▸ EXERCISE PROMPT: Extract word for word the lines of the listing from its start to the line holding "const yLabels = [14, 15, 16];", both ends kept; pictures are not part of the copy.

▸ GIVEN MATERIAL:
______
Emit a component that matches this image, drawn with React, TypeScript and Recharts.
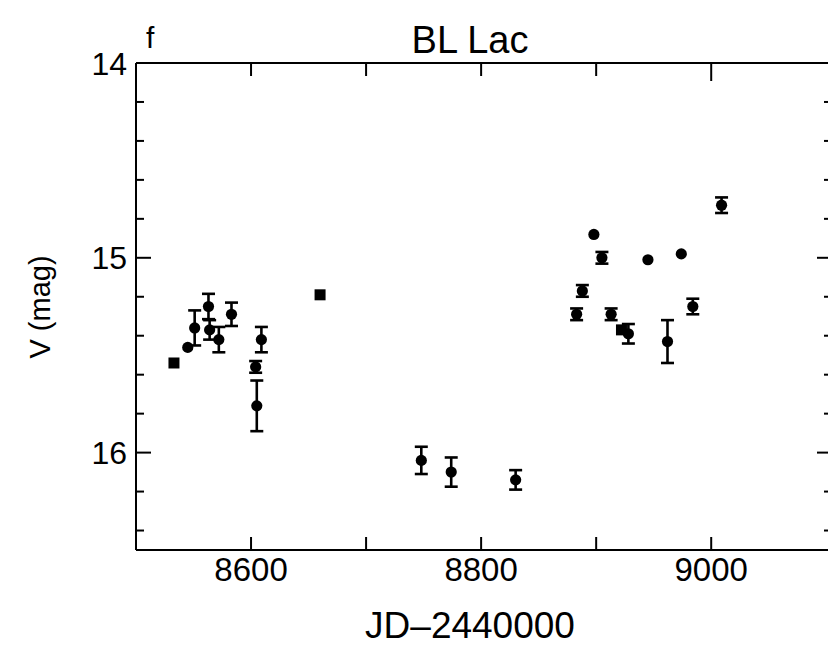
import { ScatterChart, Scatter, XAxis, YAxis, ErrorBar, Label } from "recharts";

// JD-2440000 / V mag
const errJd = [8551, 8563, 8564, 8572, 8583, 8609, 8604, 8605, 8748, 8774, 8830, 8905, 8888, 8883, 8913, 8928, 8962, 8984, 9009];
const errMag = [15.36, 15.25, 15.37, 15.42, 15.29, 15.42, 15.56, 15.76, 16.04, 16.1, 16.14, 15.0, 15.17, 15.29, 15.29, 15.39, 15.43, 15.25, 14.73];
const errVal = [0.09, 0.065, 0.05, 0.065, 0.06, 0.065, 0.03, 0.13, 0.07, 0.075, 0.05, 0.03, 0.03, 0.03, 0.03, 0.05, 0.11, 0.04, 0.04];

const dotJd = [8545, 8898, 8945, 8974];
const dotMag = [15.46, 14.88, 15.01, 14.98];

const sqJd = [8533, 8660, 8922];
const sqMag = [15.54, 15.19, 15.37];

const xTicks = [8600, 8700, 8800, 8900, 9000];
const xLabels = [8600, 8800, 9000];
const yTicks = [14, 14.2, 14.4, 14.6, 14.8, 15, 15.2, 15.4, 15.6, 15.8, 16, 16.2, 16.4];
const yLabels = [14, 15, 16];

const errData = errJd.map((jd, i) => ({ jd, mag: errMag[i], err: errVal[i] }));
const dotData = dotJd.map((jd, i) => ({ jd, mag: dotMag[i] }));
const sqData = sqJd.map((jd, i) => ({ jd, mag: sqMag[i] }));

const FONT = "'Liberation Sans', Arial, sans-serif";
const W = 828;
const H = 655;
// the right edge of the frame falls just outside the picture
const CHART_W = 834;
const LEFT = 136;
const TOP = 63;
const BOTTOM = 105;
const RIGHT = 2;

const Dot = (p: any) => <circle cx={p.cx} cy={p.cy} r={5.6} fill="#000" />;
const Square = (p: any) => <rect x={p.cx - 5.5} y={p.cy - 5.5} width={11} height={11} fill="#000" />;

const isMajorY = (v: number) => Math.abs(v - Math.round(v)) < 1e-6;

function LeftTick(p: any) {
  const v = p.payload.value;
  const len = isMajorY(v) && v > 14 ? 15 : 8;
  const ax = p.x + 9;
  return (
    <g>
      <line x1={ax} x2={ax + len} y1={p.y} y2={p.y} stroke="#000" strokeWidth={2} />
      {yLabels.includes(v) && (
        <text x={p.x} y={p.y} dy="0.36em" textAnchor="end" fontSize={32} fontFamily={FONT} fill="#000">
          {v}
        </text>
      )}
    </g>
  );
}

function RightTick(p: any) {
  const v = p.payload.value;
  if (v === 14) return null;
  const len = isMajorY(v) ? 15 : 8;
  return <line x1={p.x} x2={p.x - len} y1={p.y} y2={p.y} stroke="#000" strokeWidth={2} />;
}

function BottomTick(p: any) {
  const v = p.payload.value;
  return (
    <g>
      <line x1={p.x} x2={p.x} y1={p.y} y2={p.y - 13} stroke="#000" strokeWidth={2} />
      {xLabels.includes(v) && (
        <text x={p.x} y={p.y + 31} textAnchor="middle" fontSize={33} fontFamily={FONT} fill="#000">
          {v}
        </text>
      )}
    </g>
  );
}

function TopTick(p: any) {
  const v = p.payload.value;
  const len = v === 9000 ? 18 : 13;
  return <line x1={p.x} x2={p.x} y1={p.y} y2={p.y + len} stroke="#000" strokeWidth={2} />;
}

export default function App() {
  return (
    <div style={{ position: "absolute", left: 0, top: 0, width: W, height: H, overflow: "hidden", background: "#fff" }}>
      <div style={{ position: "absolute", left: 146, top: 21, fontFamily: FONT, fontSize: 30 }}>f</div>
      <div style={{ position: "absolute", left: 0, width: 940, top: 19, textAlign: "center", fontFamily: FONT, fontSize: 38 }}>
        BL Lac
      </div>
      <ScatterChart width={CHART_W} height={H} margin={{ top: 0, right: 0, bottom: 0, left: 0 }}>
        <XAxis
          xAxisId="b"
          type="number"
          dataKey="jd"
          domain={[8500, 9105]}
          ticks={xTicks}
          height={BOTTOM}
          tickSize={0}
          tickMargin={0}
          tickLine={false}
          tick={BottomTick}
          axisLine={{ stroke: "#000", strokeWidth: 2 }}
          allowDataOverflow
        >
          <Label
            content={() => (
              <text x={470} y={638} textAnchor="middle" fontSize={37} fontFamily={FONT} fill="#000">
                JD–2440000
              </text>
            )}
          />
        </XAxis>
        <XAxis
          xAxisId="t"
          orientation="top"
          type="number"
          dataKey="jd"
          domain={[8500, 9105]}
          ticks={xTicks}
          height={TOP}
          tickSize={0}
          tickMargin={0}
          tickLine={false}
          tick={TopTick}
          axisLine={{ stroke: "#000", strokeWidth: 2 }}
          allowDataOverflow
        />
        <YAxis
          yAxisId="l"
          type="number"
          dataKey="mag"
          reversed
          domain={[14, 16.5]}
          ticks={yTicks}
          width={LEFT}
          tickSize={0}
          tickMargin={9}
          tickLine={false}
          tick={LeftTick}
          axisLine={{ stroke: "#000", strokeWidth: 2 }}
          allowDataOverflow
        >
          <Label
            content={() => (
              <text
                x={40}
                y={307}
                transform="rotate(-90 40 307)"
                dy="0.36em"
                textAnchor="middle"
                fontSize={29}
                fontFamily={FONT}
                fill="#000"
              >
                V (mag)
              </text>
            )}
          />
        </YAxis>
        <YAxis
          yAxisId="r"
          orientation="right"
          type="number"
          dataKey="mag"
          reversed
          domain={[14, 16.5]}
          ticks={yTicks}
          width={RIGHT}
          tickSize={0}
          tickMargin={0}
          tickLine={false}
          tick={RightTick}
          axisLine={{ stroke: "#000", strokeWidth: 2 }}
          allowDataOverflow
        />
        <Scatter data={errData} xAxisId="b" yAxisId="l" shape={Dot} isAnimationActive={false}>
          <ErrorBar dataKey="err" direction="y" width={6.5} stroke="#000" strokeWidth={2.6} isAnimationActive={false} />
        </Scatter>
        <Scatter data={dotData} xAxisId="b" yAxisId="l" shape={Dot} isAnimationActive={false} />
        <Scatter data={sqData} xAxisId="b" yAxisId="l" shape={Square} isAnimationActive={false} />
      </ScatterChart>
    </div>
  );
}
______
▸ FULL SOLUTION:
Emit a component that matches this image, drawn with React, TypeScript and Recharts.
import { ScatterChart, Scatter, XAxis, YAxis, ErrorBar, Label } from "recharts";

// JD-2440000 / V mag
const errJd = [8551, 8563, 8564, 8572, 8583, 8609, 8604, 8605, 8748, 8774, 8830, 8905, 8888, 8883, 8913, 8928, 8962, 8984, 9009];
const errMag = [15.36, 15.25, 15.37, 15.42, 15.29, 15.42, 15.56, 15.76, 16.04, 16.1, 16.14, 15.0, 15.17, 15.29, 15.29, 15.39, 15.43, 15.25, 14.73];
const errVal = [0.09, 0.065, 0.05, 0.065, 0.06, 0.065, 0.03, 0.13, 0.07, 0.075, 0.05, 0.03, 0.03, 0.03, 0.03, 0.05, 0.11, 0.04, 0.04];

const dotJd = [8545, 8898, 8945, 8974];
const dotMag = [15.46, 14.88, 15.01, 14.98];

const sqJd = [8533, 8660, 8922];
const sqMag = [15.54, 15.19, 15.37];

const xTicks = [8600, 8700, 8800, 8900, 9000];
const xLabels = [8600, 8800, 9000];
const yTicks = [14, 14.2, 14.4, 14.6, 14.8, 15, 15.2, 15.4, 15.6, 15.8, 16, 16.2, 16.4];
const yLabels = [14, 15, 16];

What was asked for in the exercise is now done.